Labour has begun to mark out differences with government since the publication of the Repeal Bill. Specifically they have raised questions on six issues – workers’ rights, the European Charter on Fundamental Rights (which is to be abolished), limiting the use of ‘Henry VIII powers’ allowing government to alter legislation with minimal parliamentary scrutiny, the role of devolved governments, the Euratom Treaty and lightening up on the hard removal of the role of the CJEU. This appears to leave quitting the Single Market, leaving the Customs Union and ending the free movement of persons intact. In short, if the appropriate compromises can be found a harder rather than softer Brexit seems still to be indicated.

The Prime Minister looking to Labour for support may be forlorn. Labour has its own mixed feelings on Europe and has the sniff of power in its nostrils. Tory hard line Brexiters and their cheerleaders in the media seem determined to ‘defend our island whatever the cost may be’. For some, no deal would be their preferred outcome.
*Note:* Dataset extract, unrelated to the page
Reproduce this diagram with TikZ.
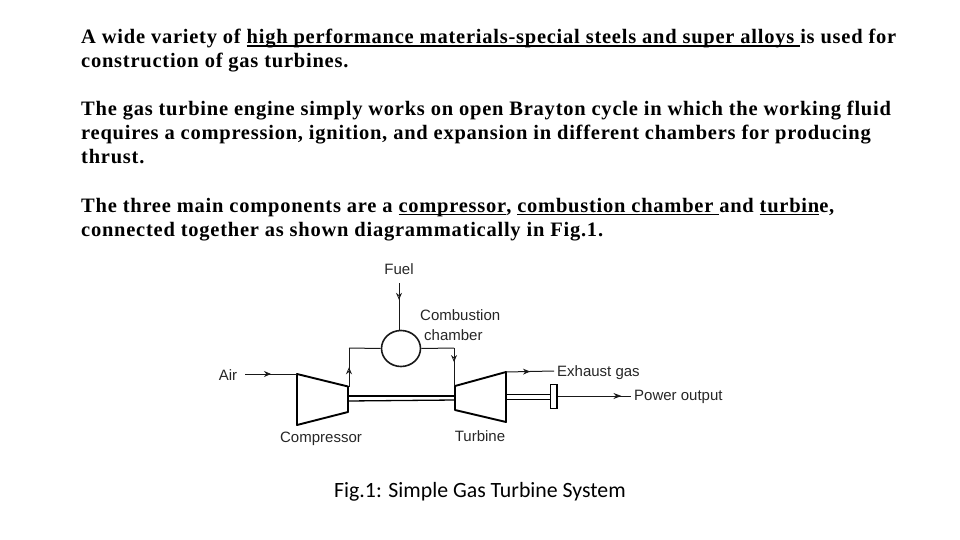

There are other straws in the wind. Voices like Tony Blair calling for leaders to ‘at least lead a proper debate about the options before us’. Or the opinion poll in the Mail on Sunday in mid June 2017 showing, for the first time since the Brexit referendum, a majority against leaving the Customs Union, a two to one majority disagreeing with the Prime Minister’s assertion that ‘no deal is better than a bad deal’ and fifty three percent agreeing that there should be a second referendum on the terms of a Brexit deal. Or the Chancellor, Philip Hammond, urging ‘a slope and not a cliff’ in exiting the EU with longer transition periods to facilitate British business and commerce. Or Ruth Davidson in Scotland, who led the Tories from one to thirteen seats and who prefers to stay in the Single Market.

Britain is a country divided. The Prime Minster is leading a cabinet divided. The Tories in government are a party divided. The clock is ticking. Time is running out. The EU negotiating mandate is agreed. Britain finally must choose and specify what it wants.